CCCS reviewed price discussion agreements for feeder services and formed the opinion that:

i) Although main lines have largely withdrawn from price discussion agreements, such agreements still remain relevant to feeders;

ii) Feeders continue to attract and anchor main lines to Singapore, expanding Singapore’s shipping network, generating considerable benefits to Singapore directly and indirectly, including providing a higher degree of connectivity and service choice for Singapore’s importers and exporters;

iii) Price discussion agreements allow feeder services allow members to have individual confidential service arrangements with their customers and to withdraw from the agreement without penalty, and do not impose obligations on members to adhere to the agreed or recommended prices or disclose confidential information on their service arrangement;

iv) Individual private contracting remains a common practice in the industry and rates that are charged to main line customers are subject to bilateral negotiations between feeders and their main line customers. Anti-competitive effects from the use of such price discussion agreements appear to be limited as surcharges imposed by feeders are still subject to negotiation with main lines who are likely to possess bargaining power.

CCCS formed the view that the conditions set out in the Act for a BEO for Price Discussion Agreements for Feeder Services are met.

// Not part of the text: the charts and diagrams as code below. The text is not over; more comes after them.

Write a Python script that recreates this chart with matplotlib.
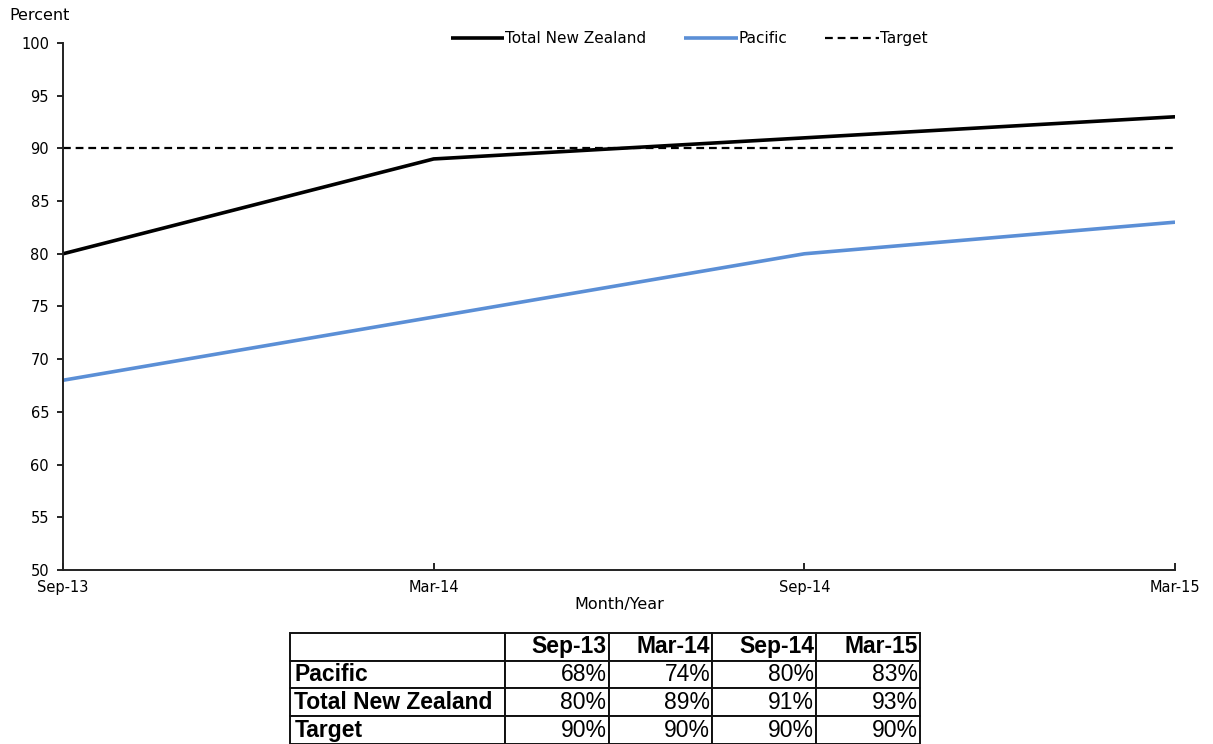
import matplotlib
matplotlib.use('Agg')
import matplotlib.pyplot as plt

periods = ['Sep-13', 'Mar-14', 'Sep-14', 'Mar-15']
total_nz = [80, 89, 91, 93]
pacific = [68, 74, 80, 83]
target = [90, 90, 90, 90]
y_ticks = [50, 55, 60, 65, 70, 75, 80, 85, 90, 95, 100]

C_BLACK = '#000000'
C_PACIFIC = '#5B8FD6'
AX_FONT = ['DejaVu Sans']
TABLE_FONT = ['Liberation Sans Narrow', 'Liberation Sans', 'DejaVu Sans']

fig = plt.figure(figsize=(12.13, 7.44), dpi=100)
ax = fig.add_axes([0.0519, 0.2339, 0.9168, 0.7083])

x = list(range(len(periods)))
ax.plot(x, total_nz, color=C_BLACK, lw=2.6, label='Total New Zealand', solid_capstyle='butt')
ax.plot(x, pacific, color=C_PACIFIC, lw=2.6, label='Pacific', solid_capstyle='butt')
ax.plot(x, target, color=C_BLACK, lw=1.6, ls=(0, (3.5, 2.2)), label='Target')

ax.set_xlim(0, len(periods) - 1)
ax.set_ylim(50, 100)
ax.set_xticks(x)
ax.set_xticklabels(periods)
ax.set_yticks(y_ticks)
for lab in ax.get_xticklabels() + ax.get_yticklabels():
    lab.set_family(AX_FONT)
    lab.set_fontsize(10.5)
ax.tick_params(axis='x', direction='in', length=5, width=1.2, pad=7)
ax.tick_params(axis='y', direction='out', length=4, width=1.2, pad=6)
ax.spines['top'].set_visible(False)
ax.spines['right'].set_visible(False)
ax.spines['left'].set_linewidth(1.4)
ax.spines['bottom'].set_linewidth(1.4)
ax.spines['left'].set_color('#222222')
ax.spines['bottom'].set_color('#222222')

ax.set_xlabel('Month/Year', family=AX_FONT, fontsize=11.5, labelpad=2)
fig.text(0.008, 0.979, 'Percent', family=AX_FONT, fontsize=11.5, va='center', ha='left')

fig.legend(loc='center', bbox_to_anchor=(0.568, 0.9476), ncol=3, frameon=False,
           prop={'family': AX_FONT, 'size': 11}, handlelength=3.5,
           handletextpad=0.05, columnspacing=2.5)

# data table under the chart
tax = fig.add_axes([0.2391, 0.0, 0.5194, 0.1492])
tax.axis('off')
rows = [
    ('Pacific', pacific),
    ('Total New Zealand', total_nz),
    ('Target', target),
]
cell_text = [[''] + periods]
for name, vals in rows:
    cell_text.append([name] + ['%d%%' % v for v in vals])
col_w = [215, 104, 104, 104, 104]
tot = sum(col_w)
tbl = tax.table(cellText=cell_text, bbox=[0, 0, 1, 1],
                colWidths=[w / tot for w in col_w], cellLoc='right')
tbl.auto_set_font_size(False)
for (r, c), cell in tbl.get_celld().items():
    cell.set_linewidth(1.4)
    cell.set_edgecolor('#111111')
    t = cell.get_text()
    t.set_fontsize(16.5)
    t.set_family(TABLE_FONT)
    if c == 0:
        t.set_ha('left')
        cell._loc = 'left'
    if r == 0 or c == 0:
        t.set_fontweight('bold')
    cell.PAD = 0.02

fig.savefig('out.png', dpi=100)
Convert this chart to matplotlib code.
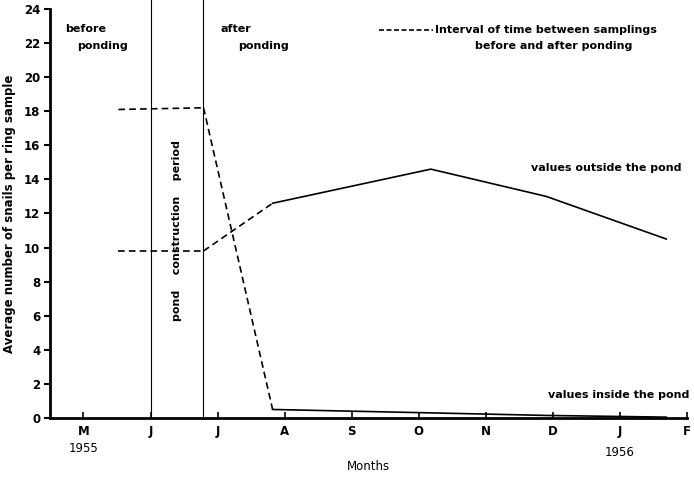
import matplotlib
matplotlib.use("Agg")
import matplotlib.pyplot as plt

# month positions: M=0 (May 1955) ... F=9 (Feb 1956)
months = ["M", "J", "J", "A", "S", "O", "N", "D", "J", "F"]
month_pos = list(range(len(months)))

# dashed: interval between samplings before and after ponding
before_x = [0.52, 1.79]
upper_dash_y = [18.1, 18.2]
lower_dash_y = [9.8, 9.8]
gap_x = [1.79, 2.82]
upper_gap_y = [18.2, 0.5]
lower_gap_y = [9.8, 12.6]

# solid: after ponding
after_x = [2.82, 5.18, 6.9, 8.69]
outside_y = [12.6, 14.6, 13.0, 10.5]
inside_y = [0.5, 0.3, 0.15, 0.05]

construction = [1.0, 1.78]

INK = "black"
FS = 8

fig = plt.figure(figsize=(6.94, 4.87), dpi=100)
ax = fig.add_axes([0.072, 0.1417, 0.918, 0.840])

dash = dict(color=INK, lw=1.2, ls=(0, (4, 2.5)))
ax.plot(before_x, upper_dash_y, **dash)
ax.plot(before_x, lower_dash_y, **dash)
ax.plot(gap_x, upper_gap_y, **dash)
ax.plot(gap_x, lower_gap_y, **dash)
ax.plot(after_x, outside_y, color=INK, lw=1.2)
ax.plot(after_x, inside_y, color=INK, lw=1.2)

for xv in construction:
    ax.plot([xv, xv], [0, 24.6], color=INK, lw=0.8, clip_on=False)

ax.set_xlim(-0.5, 9.0)
ax.set_ylim(0, 24)
ax.spines["top"].set_visible(False)
ax.spines["right"].set_visible(False)
ax.spines["left"].set_linewidth(2)
ax.spines["bottom"].set_linewidth(2)

ax.set_yticks(range(0, 25, 2))
ax.set_xticks(month_pos)
ax.set_xticklabels(months)
ax.tick_params(axis="y", direction="out", length=4, width=1.5, labelsize=8.5, pad=3)
ax.tick_params(axis="x", direction="in", length=4, width=1.2, labelsize=8.5, pad=5)
for lab in ax.get_xticklabels() + ax.get_yticklabels():
    lab.set_fontweight("bold")

ax.text(0, -1.77, "1955", ha="center", va="center", fontsize=8.5)
ax.text(8, -2.0, "1956", ha="center", va="center", fontsize=8.5)
ax.set_xlabel("Months", fontsize=8.5, labelpad=16)
ax.set_ylabel("Average number of snails per ring sample", fontsize=8.5,
              fontweight="bold", labelpad=6)

txt = dict(fontsize=FS, fontweight="bold", color=INK)
ax.text(-0.27, 22.8, "before", ha="left", va="center", **txt)
ax.text(-0.09, 21.85, "ponding", ha="left", va="center", **txt)
ax.text(2.05, 22.8, "after", ha="left", va="center", **txt)
ax.text(2.30, 21.85, "ponding", ha="left", va="center", **txt)
ax.text(1.39, 11.0, "pond    construction    period", rotation=90,
        ha="center", va="center", **txt)

ax.plot([4.40, 5.21], [22.77, 22.77], color=INK, lw=1.2, ls=(0, (3, 1.5)))
ax.text(5.24, 22.77, "Interval of time between samplings", ha="left",
        va="center", **txt)
ax.text(7.01, 21.83, "before and after ponding", ha="center", va="center", **txt)
ax.text(8.91, 14.67, "values outside the pond", ha="right", va="center", **txt)
ax.text(9.03, 1.35, "values inside the pond", ha="right", va="center", **txt)

fig.savefig("out.png", dpi=100)
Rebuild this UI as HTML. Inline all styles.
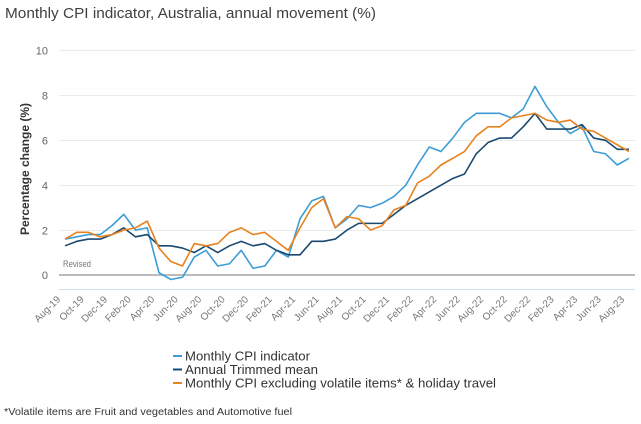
<!DOCTYPE html>
<html>
<head>
<meta charset="utf-8">
<style>
  html,body{margin:0;padding:0;background:#fff;}
  svg{display:block;font-family:"Liberation Sans",sans-serif;}
</style>
</head>
<body>
<svg width="641" height="424" viewBox="0 0 641 424" xmlns="http://www.w3.org/2000/svg">
  <rect width="641" height="424" fill="#fff"/>
  <!-- Title -->
  <text x="5" y="18" font-size="15" fill="#404040" textLength="371" lengthAdjust="spacingAndGlyphs">Monthly CPI indicator, Australia, annual movement (%)</text>

  <!-- gridlines -->
  <g stroke="#ebebeb" stroke-width="1">
    <line x1="59" y1="50.5" x2="635" y2="50.5"/>
    <line x1="59" y1="95.5" x2="635" y2="95.5"/>
    <line x1="59" y1="140.5" x2="635" y2="140.5"/>
    <line x1="59" y1="185.5" x2="635" y2="185.5"/>
    <line x1="59" y1="230.5" x2="635" y2="230.5"/>
  </g>
  <line x1="59" y1="289.5" x2="635" y2="289.5" stroke="#d3e2f0" stroke-width="1"/>
  <line x1="59" y1="275" x2="635" y2="275" stroke="#bbbbbb" stroke-width="2"/>

  <!-- y tick labels -->
  <g font-size="11" fill="#666" text-anchor="end">
    <text x="48" y="54.5">10</text>
    <text x="48" y="99.5">8</text>
    <text x="48" y="144.5">6</text>
    <text x="48" y="189.5">4</text>
    <text x="48" y="234.5">2</text>
    <text x="48" y="279">0</text>
  </g>

  <!-- y axis title -->
  <text transform="translate(29,169) rotate(-90)" text-anchor="middle" font-size="11.5" font-weight="bold" fill="#333" textLength="132" lengthAdjust="spacingAndGlyphs">Percentage change (%)</text>

  <text x="63" y="267" font-size="9.5" fill="#777" textLength="28" lengthAdjust="spacingAndGlyphs">Revised</text>

  <!-- series -->
  <g transform="translate(65,275) scale(11.75,-22.45)" fill="none" stroke-linejoin="round">
    <polyline vector-effect="non-scaling-stroke" stroke="#3d9dd6" stroke-width="1.6"
      points="0,1.6 1,1.7 2,1.8 3,1.8 4,2.2 5,2.7 6,2.0 7,2.1 8,0.1 9,-0.2 10,-0.1 11,0.8 12,1.1 13,0.4 14,0.5 15,1.1 16,0.3 17,0.4 18,1.1 19,0.8 20,2.5 21,3.3 22,3.5 23,2.1 24,2.5 25,3.1 26,3.0 27,3.2 28,3.5 29,4.0 30,4.9 31,5.7 32,5.5 33,6.1 34,6.8 35,7.2 36,7.2 37,7.2 38,7.0 39,7.4 40,8.4 41,7.5 42,6.8 43,6.3 44,6.6 45,5.5 46,5.4 47,4.9 48,5.2"/>
    <polyline vector-effect="non-scaling-stroke" stroke="#1b4a70" stroke-width="1.6"
      points="0,1.3 1,1.5 2,1.6 3,1.6 4,1.8 5,2.1 6,1.7 7,1.8 8,1.3 9,1.3 10,1.2 11,1.0 12,1.3 13,1.0 14,1.3 15,1.5 16,1.3 17,1.4 18,1.1 19,0.9 20,0.9 21,1.5 22,1.5 23,1.6 24,2.0 25,2.3 26,2.3 27,2.3 28,2.7 29,3.1 30,3.4 31,3.7 32,4.0 33,4.3 34,4.5 35,5.4 36,5.9 37,6.1 38,6.1 39,6.6 40,7.2 41,6.5 42,6.5 43,6.5 44,6.7 45,6.1 46,6.0 47,5.6 48,5.6"/>
    <polyline vector-effect="non-scaling-stroke" stroke="#e8821e" stroke-width="1.6"
      points="0,1.6 1,1.9 2,1.9 3,1.7 4,1.8 5,2.0 6,2.1 7,2.4 8,1.2 9,0.6 10,0.4 11,1.4 12,1.3 13,1.4 14,1.9 15,2.1 16,1.8 17,1.9 18,1.5 19,1.1 20,2.1 21,3.0 22,3.4 23,2.1 24,2.6 25,2.5 26,2.0 27,2.2 28,2.9 29,3.1 30,4.1 31,4.4 32,4.9 33,5.2 34,5.5 35,6.2 36,6.6 37,6.6 38,7.0 39,7.1 40,7.2 41,6.9 42,6.8 43,6.9 44,6.5 45,6.4 46,6.1 47,5.8 48,5.5"/>
  </g>

  <!-- x labels -->
  <g font-size="10" fill="#777" text-anchor="end">
    <text transform="translate(61,300) rotate(-45)">Aug-19</text>
    <text transform="translate(84.5,300) rotate(-45)">Oct-19</text>
    <text transform="translate(108,300) rotate(-45)">Dec-19</text>
    <text transform="translate(131.5,300) rotate(-45)">Feb-20</text>
    <text transform="translate(155,300) rotate(-45)">Apr-20</text>
    <text transform="translate(178.5,300) rotate(-45)">Jun-20</text>
    <text transform="translate(202,300) rotate(-45)">Aug-20</text>
    <text transform="translate(225.5,300) rotate(-45)">Oct-20</text>
    <text transform="translate(249,300) rotate(-45)">Dec-20</text>
    <text transform="translate(272.5,300) rotate(-45)">Feb-21</text>
    <text transform="translate(296,300) rotate(-45)">Apr-21</text>
    <text transform="translate(319.5,300) rotate(-45)">Jun-21</text>
    <text transform="translate(343,300) rotate(-45)">Aug-21</text>
    <text transform="translate(366.5,300) rotate(-45)">Oct-21</text>
    <text transform="translate(390,300) rotate(-45)">Dec-21</text>
    <text transform="translate(413.5,300) rotate(-45)">Feb-22</text>
    <text transform="translate(437,300) rotate(-45)">Apr-22</text>
    <text transform="translate(460.5,300) rotate(-45)">Jun-22</text>
    <text transform="translate(484,300) rotate(-45)">Aug-22</text>
    <text transform="translate(507.5,300) rotate(-45)">Oct-22</text>
    <text transform="translate(531,300) rotate(-45)">Dec-22</text>
    <text transform="translate(554.5,300) rotate(-45)">Feb-23</text>
    <text transform="translate(578,300) rotate(-45)">Apr-23</text>
    <text transform="translate(601.5,300) rotate(-45)">Jun-23</text>
    <text transform="translate(625,300) rotate(-45)">Aug-23</text>
  </g>

  <!-- legend -->
  <line x1="173" y1="356" x2="182" y2="356" stroke="#3d9dd6" stroke-width="2"/>
  <line x1="173" y1="369.5" x2="182" y2="369.5" stroke="#1b4a70" stroke-width="2"/>
  <line x1="173" y1="383" x2="182" y2="383" stroke="#e8821e" stroke-width="2"/>
  <g font-size="12.5" fill="#333">
    <text x="185" y="360.5" textLength="125" lengthAdjust="spacingAndGlyphs">Monthly CPI indicator</text>
    <text x="185" y="374" textLength="133" lengthAdjust="spacingAndGlyphs">Annual Trimmed mean</text>
    <text x="185" y="387.5" textLength="311" lengthAdjust="spacingAndGlyphs">Monthly CPI excluding volatile items* &amp; holiday travel</text>
  </g>

  <!-- footnote -->
  <text x="4" y="415" font-size="10" fill="#333" textLength="288" lengthAdjust="spacingAndGlyphs">*Volatile items are Fruit and vegetables and Automotive fuel</text>
</svg>
</body>
</html>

Block Exemption Orders in Singapore

The Minister is empowered under Section 36 of the Competition Act to make a block exemption order, following CCCS’s recommendation, to exempt certain categories of agreements from the section 34 prohibition. The categories of agreements must fulfil the net economic effect criteria set out in Section 41 of the Act; that they contribute to (i) improving production or distribution, or (ii) promoting technical or economic progress, without imposing undue restrictions, or possibly eliminating competition in respect of a substantial part of the goods or services in question.